SIM-only contracts (SIMO) are one of the biggest trends in mature mobile markets such as the UK. SIMO now represents almost 30% of the market. In Q4 2017, 44% of customers stayed with their network but moved to SIMO deals in the UK.

It’s a trend that can no longer be ignored  by B2B service providers.

The reason for the popularity of SIMO is that an increasing number of customers don’t want to tie their handset renewal to their contract renewal. They don’t perceive new handsets to be offering sufficient increased value to justify changing them – preferring instead to hang on to handsets for longer and change them when they break or they feel they’re outdated.

This trend is natural when you think about it. Changing handsets and contracts at the same time was an artificial situation dictated by service provider goals, not customer needs. The contract was designed to spread the cost of the handset – lengthening as the cost of handsets increased.
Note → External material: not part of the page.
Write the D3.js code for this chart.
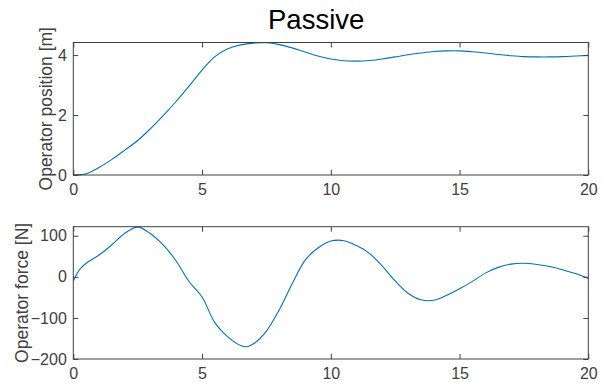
<!DOCTYPE html>
<html>
<head>
<meta charset="utf-8">
<script src="https://cdn.jsdelivr.net/npm/d3@7"></script>
<style>
  body { margin: 0; background: #fff; }
  svg { display: block; font-family: "Liberation Sans", Arial, sans-serif; }
</style>
</head>
<body>
<script>
// position series (top panel)
const posTime = [0, 0.5, 1, 1.5, 2, 2.5, 3, 3.5, 4, 4.5, 5, 5.5, 6, 6.5, 7, 7.5, 8, 8.5, 9, 9.5,
    10, 10.5, 11, 11.5, 12, 12.5, 13, 13.5, 14, 14.5, 15, 15.5, 16, 16.5, 17, 17.5, 18, 18.5, 19, 19.5, 20];
const position = [0, 0.04, 0.25, 0.52, 0.83, 1.15, 1.55, 1.99, 2.46, 2.97, 3.50, 3.95, 4.21, 4.34, 4.40, 4.41,
    4.35, 4.24, 4.10, 3.97, 3.87, 3.81, 3.80, 3.82, 3.87, 3.94, 4.01, 4.07, 4.12, 4.14, 4.14, 4.11,
    4.07, 4.02, 3.98, 3.95, 3.94, 3.94, 3.95, 3.97, 3.99];

// force series (bottom panel)
const forceTime = [0, 0.25, 0.5, 1, 1.5, 2, 2.5, 3, 3.5, 4, 4.5, 5, 5.5, 6, 6.5, 6.75, 7, 7.5, 8, 8.5, 9, 9.5,
    10, 10.5, 11, 11.5, 12, 12.5, 13, 13.5, 14, 14.5, 15, 15.5, 16, 16.5, 17, 17.5, 18, 18.5, 19, 19.5, 20];
const force = [-10, 18, 33, 53, 78, 106, 121, 105, 77, 38, -12, -49, -112, -146, -167, -170, -163, -132, -80, -17, 40, 70,
    87, 88, 76, 57, 26, -10, -40, -56, -57, -45, -29, -11, 9, 23, 31, 33, 30, 25, 17, 8, -4];

const xTicks = [0, 5, 10, 15, 20];
const posTicks = [0, 2, 4];
const forceTicks = [-200, -100, 0, 100];

const width = 603, height = 383;
const axisColor = "#404040";
const lineColor = "#0072BD";

const svg = d3.select("body").append("svg")
    .attr("width", width)
    .attr("height", height);

svg.append("text")
    .attr("x", 268)
    .attr("y", 28.5)
    .attr("font-size", 27.5)
    .attr("fill", "#000")
    .text("Passive");

function panel(top, bottom, times, values, yDomain, yTicks, label, labelX) {
    const x = d3.scaleLinear().domain([0, 20]).range([73.3, 588.3]);
    const y = d3.scaleLinear().domain(yDomain).range([bottom, top]);
    const g = svg.append("g");

    const line = d3.line()
        .x((d, i) => x(times[i]))
        .y(d => y(d))
        .curve(d3.curveCatmullRom.alpha(0.5));

    g.append("path")
        .datum(values)
        .attr("fill", "none")
        .attr("stroke", lineColor)
        .attr("stroke-width", 1.1)
        .attr("d", line);

    // box with inward ticks on all four sides
    const bottomAxis = d3.axisBottom(x).tickValues(xTicks).tickSize(-5).tickPadding(8.5).tickFormat(d3.format("d"));
    const topAxis = d3.axisTop(x).tickValues(xTicks).tickSize(-5).tickFormat("");
    const leftAxis = d3.axisLeft(y).tickValues(yTicks).tickSize(-5).tickPadding(6.5).tickFormat(d3.format("d"));
    const rightAxis = d3.axisRight(y).tickValues(yTicks).tickSize(-5).tickFormat("");

    const styleAxis = sel => {
        sel.selectAll("path, line").attr("stroke", axisColor);
        sel.selectAll("text").attr("fill", axisColor).attr("font-size", 16)
            .attr("font-family", "'Liberation Sans', Arial, sans-serif");
    };

    g.append("g").attr("transform", `translate(0,${bottom})`).call(bottomAxis).call(styleAxis);
    g.append("g").attr("transform", `translate(0,${top})`).call(topAxis).call(styleAxis);
    g.append("g").attr("transform", `translate(${x.range()[0]},0)`).call(leftAxis).call(styleAxis);
    g.append("g").attr("transform", `translate(${x.range()[1]},0)`).call(rightAxis).call(styleAxis);
    g.selectAll(".domain").remove();

    g.append("rect")
        .attr("x", x.range()[0]).attr("y", top)
        .attr("width", x.range()[1] - x.range()[0]).attr("height", bottom - top)
        .attr("fill", "none").attr("stroke", axisColor).attr("stroke-width", 1);

    g.append("text")
        .attr("transform", `translate(${labelX},${(top + bottom) / 2}) rotate(-90)`)
        .attr("text-anchor", "middle")
        .attr("font-size", 17.5)
        .attr("fill", axisColor)
        .text(label);
}

panel(42.5, 175, posTime, position, [0, 4.42], posTicks, "Operator position [m]", 51.5);
panel(226.7, 359, forceTime, force, [-200, 122], forceTicks, "Operator force [N]", 28);
</script>
</body>
</html>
But this mindset is looking increasingly old-fashioned. Customers are happy to source handsets directly from third parties, and profit-minded service providers might not be altogether unhappy about that. Providing handsets was a necessary evil at a certain stage of market development, but it also introduced considerable dissatisfaction into the digital experience without necessarily adding much profit.

Once the service provider is freed up from the restrictions of handset-determined contract cycles, they have more scope for commercial innovation and can better meet the needs of customers who no longer wish to be tied into such long-term deals.

SIMO contracts can be monthly, quarterly or yearly since they no longer need to recoup the handset price. This avoids a key problem for service providers – the risk of churn at the end of a long contract, when the customer discovers the price they are being charged is out of kilter with the market norm, or their needs have changed but the contracted services haven’t. It also means that handset issues more clearly become not-their-problem.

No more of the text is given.